Bulgular: 626 hasta dahil edildi (Tablo 1). DFS ve OS açısından değerlendirildiğinde `sadece intramural` venöz (DFS, 87,2 vs %88,4 p=0,84; OS, 88,3 vs %90,7 p=0,90), lenfatik (DFS, 89,5 vs %85,1, p=0,13; OS, 89,5`e vs %89,4, p=0,9) ve perinöral invazyon (DFS, 89,1 vs %80,9, p=0,26; OS, 90,6 vs %84,8, p=0,12), ile `invazyon olmayan` gruplar arasında anlamlı fark saptanmadı (Tablo 2). Bu parametrelerin her biri için hem intramural hem de ekstramural invazyon varlığı kısa sağkalım ile ilişkiliydi. Yalnız ekstramural VI ve PNI varlığı DFS üzerinde olumsuz etkiye sahipti. Tümör lokasyonu ile LI arasında ilişki saptanmazken, sağ kolon yerleşimli ve dMMR olan tümörlerde daha az VI ve PNI olduğu görüldü (sırasıyla, 24,7 vs %33,9 p=0,007; 34,5 vs %41,5 p=0,034 ve 13,5 vs %33,5 p<0,001; 25 vs %41,4 p=0,004). Yüksek gradlı tümörlerle karşılaştırıldığında düşük gradlı tümörlerde daha az LI ve PNI mevcuttu (LI için 53,2 vs %71,3 p=0,004, PNI için 37,1 vs %48,3 p=0,031) ancak iki grup arasında VI oranları açısından anlamlı bir fark saptanmadı (Tablo 3).

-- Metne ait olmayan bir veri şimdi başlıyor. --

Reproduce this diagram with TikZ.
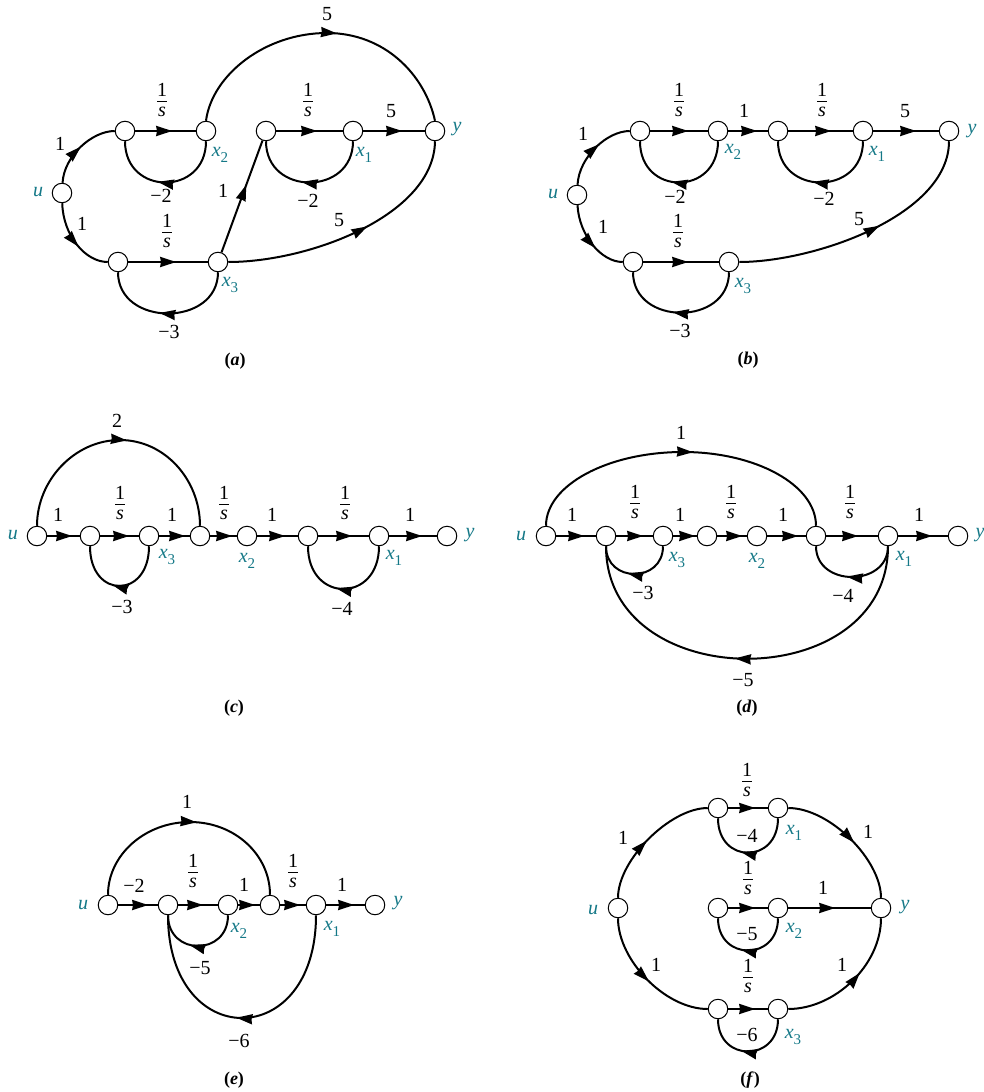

Sonuç: Çalışmamız, intramural invazyon varlığı tek başına sistemik nüks için yüksek risk faktörü olarak kabul edilemeyeceğinden, lenfatik, venöz ve perinöral invazyonların intra- ve ekstramural bileşenlerinin ayrı ayrı rapor edilmesinin önemini vurgulamaktadır.